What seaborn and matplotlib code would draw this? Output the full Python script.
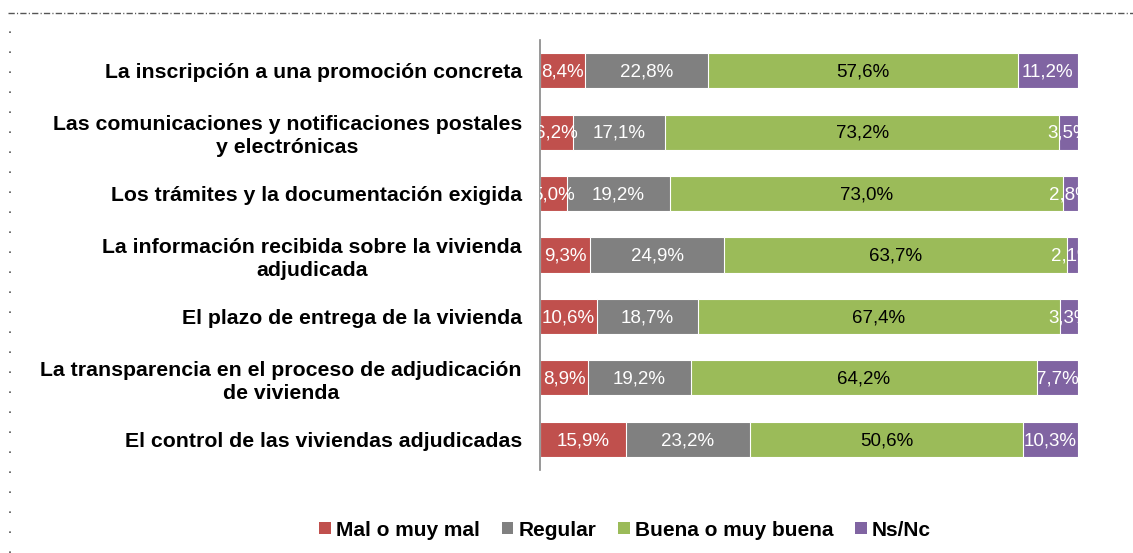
import numpy as np
import pandas as pd
import seaborn as sns
import matplotlib.pyplot as plt
from matplotlib.patches import Patch
from matplotlib.lines import Line2D

# Data (percentages)
categories = [
    "La inscripción a una promoción concreta",
    "Las comunicaciones y notificaciones postales\ny electrónicas",
    "Los trámites y la documentación exigida",
    "La información recibida sobre la vivienda\nadjudicada",
    "El plazo de entrega de la vivienda",
    "La transparencia en el proceso de adjudicación\nde vivienda",
    "El control de las viviendas adjudicadas",
]
mal = [8.4, 6.2, 5.0, 9.3, 10.6, 8.9, 15.9]
regular = [22.8, 17.1, 19.2, 24.9, 18.7, 19.2, 23.2]
buena = [57.6, 73.2, 73.0, 63.7, 67.4, 64.2, 50.6]
nsnc = [11.2, 3.5, 2.8, 2.1, 3.3, 7.7, 10.3]

series_names = ["Mal o muy mal", "Regular", "Buena o muy buena", "Ns/Nc"]
series_vals = [mal, regular, buena, nsnc]
colors = ["#C0504D", "#808080", "#9BBB59", "#8064A2"]
text_colors = ["white", "white", "black", "white"]

sns.set_style("white")
plt.rcParams['font.family'] = ['Liberation Sans', 'DejaVu Sans']
plt.rcParams['text.color'] = 'black'
plt.rcParams['ytick.color'] = 'black'

df = pd.DataFrame({"cat": categories})
cum = np.zeros(len(categories))
cums = []
for vals in series_vals:
    cum = cum + np.array(vals)
    cums.append(cum.copy())

fig = plt.figure(figsize=(11.33, 5.53), dpi=100)
ax = fig.add_axes([540 / 1133, 1 - 470 / 553, (1078 - 540) / 1133, (470 - 40) / 553])

# stacked bars: draw cumulative totals from the back to the front
for i in range(len(series_vals) - 1, -1, -1):
    df["v"] = cums[i]
    sns.barplot(data=df, x="v", y="cat", color=colors[i], orient="h",
                saturation=1, width=0.57, edgecolor="white", linewidth=0.8, ax=ax)

# segment labels
for i, vals in enumerate(series_vals):
    starts = cums[i] - np.array(vals)
    for j, v in enumerate(vals):
        ax.text(starts[j] + v / 2, j + 0.02, f"{v:.1f}%".replace(".", ","),
                ha="center", va="center", fontsize=13.5,
                color=text_colors[i], clip_on=True)

ax.set_xlim(0, 100)
ax.set_ylim(6.5, -0.5)
ax.set_xlabel("")
ax.set_ylabel("")
ax.set_xticks([])
for s in ["top", "right", "bottom"]:
    ax.spines[s].set_visible(False)
ax.spines["left"].set_color("#868686")
ax.spines["left"].set_linewidth(1.2)
ax.tick_params(axis="y", length=0, pad=13)
for lab in ax.get_yticklabels():
    lab.set_fontweight("bold")
    lab.set_fontsize(15.3)
    lab.set_color("black")
    lab.set_multialignment("center")
    lab.set_linespacing(1.25)

handles = [Patch(facecolor=c, edgecolor="none") for c in colors]
fig.legend(handles, series_names, loc="center", ncol=4,
           bbox_to_anchor=(625 / 1133, 1 - 530 / 553), frameon=False,
           prop={"weight": "bold", "size": 15},
           handlelength=0.55, handleheight=0.55, handletextpad=0.25,
           columnspacing=1.05)

# border artifacts of the original frame
fig.add_artist(Line2D([8 / 1133, 1], [1 - 13 / 553, 1 - 13 / 553],
                      transform=fig.transFigure, color="#555555",
                      linewidth=1.0, linestyle=(0, (4.5, 1.6, 0.8, 1.6))))
fig.add_artist(Line2D([10 / 1133, 10 / 1133], [0, 1 - 30 / 553],
                      transform=fig.transFigure, color="#555555",
                      linewidth=1.2, linestyle=(0, (1, 11))))

fig.savefig("out.png", dpi=100)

═══

Exercise aim :: Quote every line word for word and keep the images out of the copy.

Full output ::
What seaborn and matplotlib code would draw this? Output the full Python script.
import numpy as np
import pandas as pd
import seaborn as sns
import matplotlib.pyplot as plt
from matplotlib.patches import Patch
from matplotlib.lines import Line2D

# Data (percentages)
categories = [
    "La inscripción a una promoción concreta",
    "Las comunicaciones y notificaciones postales\ny electrónicas",
    "Los trámites y la documentación exigida",
    "La información recibida sobre la vivienda\nadjudicada",
    "El plazo de entrega de la vivienda",
    "La transparencia en el proceso de adjudicación\nde vivienda",
    "El control de las viviendas adjudicadas",
]
mal = [8.4, 6.2, 5.0, 9.3, 10.6, 8.9, 15.9]
regular = [22.8, 17.1, 19.2, 24.9, 18.7, 19.2, 23.2]
buena = [57.6, 73.2, 73.0, 63.7, 67.4, 64.2, 50.6]
nsnc = [11.2, 3.5, 2.8, 2.1, 3.3, 7.7, 10.3]

series_names = ["Mal o muy mal", "Regular", "Buena o muy buena", "Ns/Nc"]
series_vals = [mal, regular, buena, nsnc]
colors = ["#C0504D", "#808080", "#9BBB59", "#8064A2"]
text_colors = ["white", "white", "black", "white"]

sns.set_style("white")
plt.rcParams['font.family'] = ['Liberation Sans', 'DejaVu Sans']
plt.rcParams['text.color'] = 'black'
plt.rcParams['ytick.color'] = 'black'

df = pd.DataFrame({"cat": categories})
cum = np.zeros(len(categories))
cums = []
for vals in series_vals:
    cum = cum + np.array(vals)
    cums.append(cum.copy())

fig = plt.figure(figsize=(11.33, 5.53), dpi=100)
ax = fig.add_axes([540 / 1133, 1 - 470 / 553, (1078 - 540) / 1133, (470 - 40) / 553])

# stacked bars: draw cumulative totals from the back to the front
for i in range(len(series_vals) - 1, -1, -1):
    df["v"] = cums[i]
    sns.barplot(data=df, x="v", y="cat", color=colors[i], orient="h",
                saturation=1, width=0.57, edgecolor="white", linewidth=0.8, ax=ax)

# segment labels
for i, vals in enumerate(series_vals):
    starts = cums[i] - np.array(vals)
    for j, v in enumerate(vals):
        ax.text(starts[j] + v / 2, j + 0.02, f"{v:.1f}%".replace(".", ","),
                ha="center", va="center", fontsize=13.5,
                color=text_colors[i], clip_on=True)

ax.set_xlim(0, 100)
ax.set_ylim(6.5, -0.5)
ax.set_xlabel("")
ax.set_ylabel("")
ax.set_xticks([])
for s in ["top", "right", "bottom"]:
    ax.spines[s].set_visible(False)
ax.spines["left"].set_color("#868686")
ax.spines["left"].set_linewidth(1.2)
ax.tick_params(axis="y", length=0, pad=13)
for lab in ax.get_yticklabels():
    lab.set_fontweight("bold")
    lab.set_fontsize(15.3)
    lab.set_color("black")
    lab.set_multialignment("center")
    lab.set_linespacing(1.25)

handles = [Patch(facecolor=c, edgecolor="none") for c in colors]
fig.legend(handles, series_names, loc="center", ncol=4,
           bbox_to_anchor=(625 / 1133, 1 - 530 / 553), frameon=False,
           prop={"weight": "bold", "size": 15},
           handlelength=0.55, handleheight=0.55, handletextpad=0.25,
           columnspacing=1.05)

# border artifacts of the original frame
fig.add_artist(Line2D([8 / 1133, 1], [1 - 13 / 553, 1 - 13 / 553],
                      transform=fig.transFigure, color="#555555",
                      linewidth=1.0, linestyle=(0, (4.5, 1.6, 0.8, 1.6))))
fig.add_artist(Line2D([10 / 1133, 10 / 1133], [0, 1 - 30 / 553],
                      transform=fig.transFigure, color="#555555",
                      linewidth=1.2, linestyle=(0, (1, 11))))

fig.savefig("out.png", dpi=100)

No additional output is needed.